With Pollock rejecting his $13 million player option for 2023 and accepting the $5 million buyout, the White Sox have $8 million they previously couldn't plan on spending elsewhere, and they can officially close the book on the Craig Kimbrel trade.
This doesn't feel like a financially optimal decision for Pollock, because he'll have to find a one-year, $8 million deal in order to break even, and that's not a given. If his 2022 season is his profile going forward, then he'll hit the market as a 35-year-old left fielder who hit .245/.292/.389 and did all of his damage against left-handed pitching.
- vs. RHP: .231/.284/.309 over 394 PA
- vs. LHP: .286/.316/.619 over 133 PA
But $8 million or thereabouts isn't impossible. In Pollock's favor, Andrew McCutchen received one year and $8.5 million from the Brewers last winter with a similar profile, and Tommy Pham got one year and $7.5 million from the Reds. Working against Pollock, McCutchen is a former MVP with a relatively clean injury history, and Pham didn't have a platoon split. I'd guess Pollock signs for a lower base salary, but with basically-stay-healthy incentives that can get him there.
That pivot to standard platoon fare was a major disappointment. Pollock hit righties better than lefties during a successful 2021 season with the Dodgers, which is what the White Sox thought they were getting when acquired him for Kimbrel at the end of spring training. The question for Pollock's potential suitors is whether they think there's a rebound in store, or whether Pollock is the most recent high-priced veteran to suddenly wilt on the White Sox. If the Dodgers were willing to accept Kimbrel to escape likely 2023 obligations for Pollock, perhaps teams will base their calculus on whose talent evaluators they trust more.
There's more than money to consider, though, and there's something to be said for the reset button, especially when you've already cleared $70 million in career earnings. Pollock didn't fit in a White Sox outfield when Luis Robert and Eloy Jiménez are healthy, and Oscar Colás might be the Alexei Ramirez to Pollock's Orlando Cabrera as the favored internal threat who relegates Pollock to the bench.
(For those who weren't around in 2008, the White Sox offered Cabrera arbitration as a Type A free agent, which was the equivalent of the qualifying offer under compensation rules at the time.
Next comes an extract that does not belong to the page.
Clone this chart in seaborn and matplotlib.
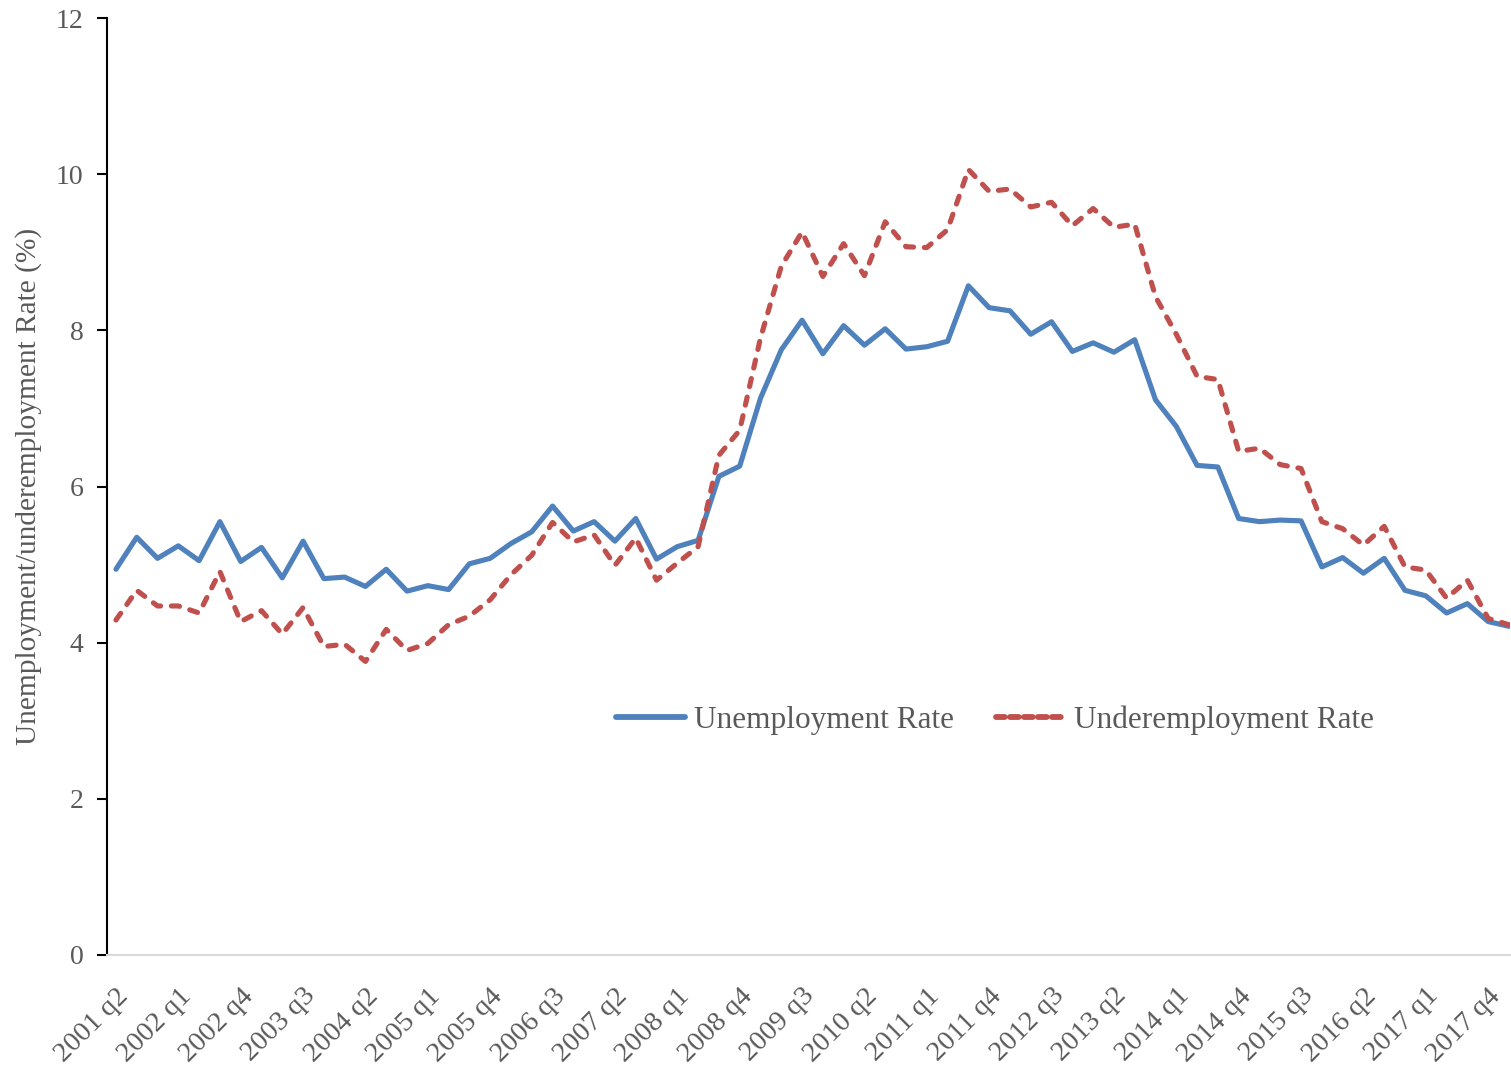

He would've made around $10 million had he accepted, but the White Sox probably would've made him miserable, so he tried the open market despite having a draft pick attached to him, and he ended up settling for a $4 million deal to start for Oakland.)
Pollock's White Sox career opened him with him failing to catch a warning track fly ball to lose Opening Day, followed by a strained hamstring in Game 2, and he never found meaningful traction afterward. Now it's past tense.
However it happened, Pollock's decision means the ramifications from Kimbrel's disastrous brief stay are over. Had Pollock exercised his option, the Sox would've spent another offseason consumed with moving an eight-figure salary they never wanted to keep, and while Kimbrel flopped on Dodgers, they would've come out ahead simply by being done with him after 2022. With Pollock cutting his stay short, it's simply a lose-lose deal on both sides, and that feels like a win.
Some might consider Nick Madrigal's Cubs career a loose end, but his 2022 season -- .249/.305/.282 over 59 games due to multiple injuries at 25 -- showed why the White Sox had reasons to trade him when they did, especially since the Sox weren't any more likely to keep him on the field. Josh Harrison's similarly unsuccessful White Sox career shows second base is still a void, but the position really wouldn't be any more settled were Madrigal still around.
Now everybody can more seriously approach outfield solutions, whether it's a play for a fixture like Brandon Nimmo, or another veteran stopgap who hits on the other side of the plate (Michael Brantley, David Peralta, Kole Calhoun, Robbie Grossman, etc.).